Vários sítios e cidades piauienses foram tratados em meus poemas, nos quais evidenciei os seus aspectos pitorescos e peculiares, com a exaltação de suas belas paisagens. Dentre as várias cidades, enfoquei Barras, Barras das sete barras, dos rios, da Ilha dos Amores, a chamada Terra dos Governadores, por ter dado vários governantes ao Piauí e a outros Estados brasileiros, terra que ofertou ao nosso estado vários intelectuais e poetas ilustres. Assim versejei essa terra, à qual sou ligado por laços afetivos e pela memória atávica de meus ancestrais paternos:

(...)
Terra dos Governadores,
do desgoverno das dores
das ciliadas paixões
deliciadas na Ilha dos Amores.
(...)
Terra dos milagres da Alda,
a que morreu virgem,
na vertigem de um sonho
que num átimo se fez e desfez.
(...)

Desde a minha já distante meninice fui fascinado pela velha Mocha, pela querida Oeiras, a primeira capital do Piauí, terra de muita história e muita tradição, que muitos filhos ilustres tem dado ao nosso Estado, nos mais diferentes campos do saber humano e das artes. Abençoada pela Senhora da Vitória, com o seu cetro fulgurante, do alto do Leme, acariciada pelas águas históricas do Mocha e pelas águas mitológicas do Pouca Vergonha, que hoje só tem vergonha da pouca água que tem, adormece e trabalha a velha urbe, emoldurada pelas colinas, que lhe realçam a beleza do perfil.
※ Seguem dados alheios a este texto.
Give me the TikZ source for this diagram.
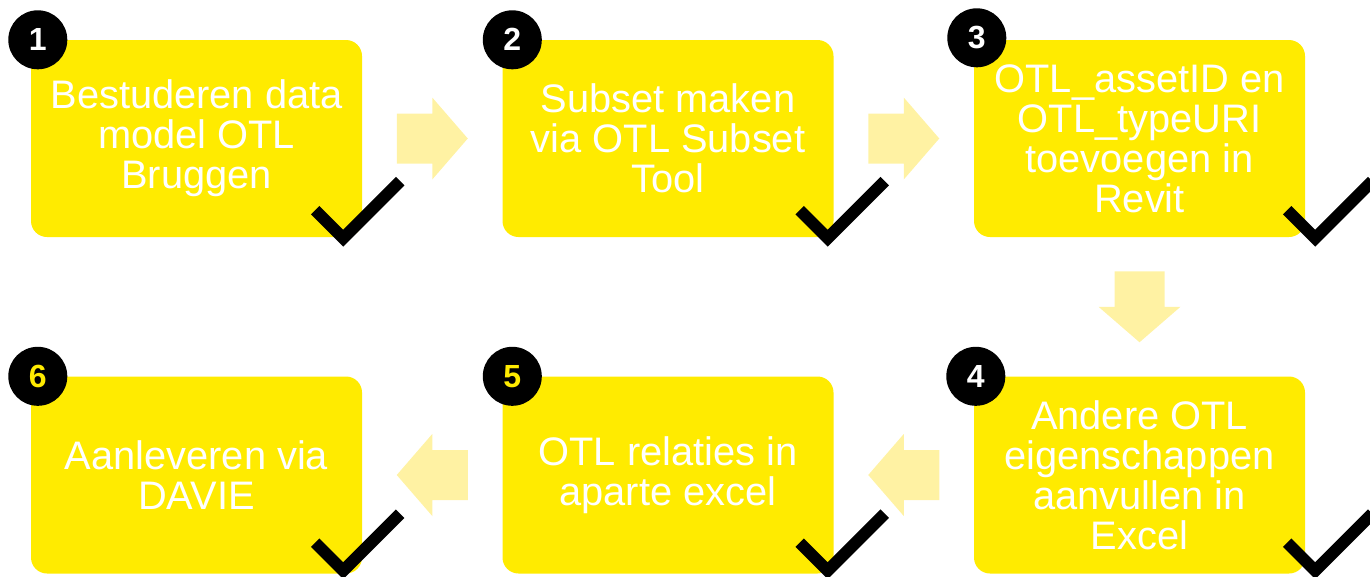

Retratei a velha capital, os seus casarões vetustos, os velhos sótãos e porões, por vezes esconderijos de ratos e fantasmas, os velhos e rugosos prédios, trêmulos, pelos achaques do tempo, as belas palmeiras imperiais da praça das Vitórias, que elegantemente acenam suas palmas, ao dobre dos sinos do campanário da imponente e antiga catedral. Em versos, assim a vi:

(...)
Atravesso a praça das Vitórias
na hora dolorosa das doze badaladas
punhaladas que também me atravessam.

Da casa de doze janelas
doze donzelas me espiam com olhares
que são setas de medo que
assustam e extasiam.
(...)

É chegada mais do que a hora de freiar este comboio quase desgovernado de frases alinhadas ao sabor do acaso, da memória e da emoção.
Sim, porque é uma emoção formidável estar aqui, entre os doutores e mestres da História e da Geografia, este poeta provinciano, poeta de já escassos cabelos e de nenhum louro, poeta de poucas letras e de muita audácia, pois só a audácia me faria adentrar este Olimpo, que só os privilegiados podem alcançar. À morada dos deuses, poucos mortais têm acesso.
Contudo, meus senhores, senhoras minhas, não me sinto um estranho no ninho. Ao contrário, sinto-me em casa, rodeado de amigos, no aconchego de um lar que chamaria paterno e materno, porque se os senhores são geógrafos e historiadores na geografia, na historiografia, nos livros e na cátedra, eu sou historiador e geógrafo na literatura e na poesia.

(*) Discurso pronunciado por José Elmar de Mélo Carvalho, no dia de sua posse no Instituto Histórico e Geográfico do Rio de Janeiro, ocorrida em 27 de agosto de 1998, na sede do sodalício, na condição de sócio correspondente.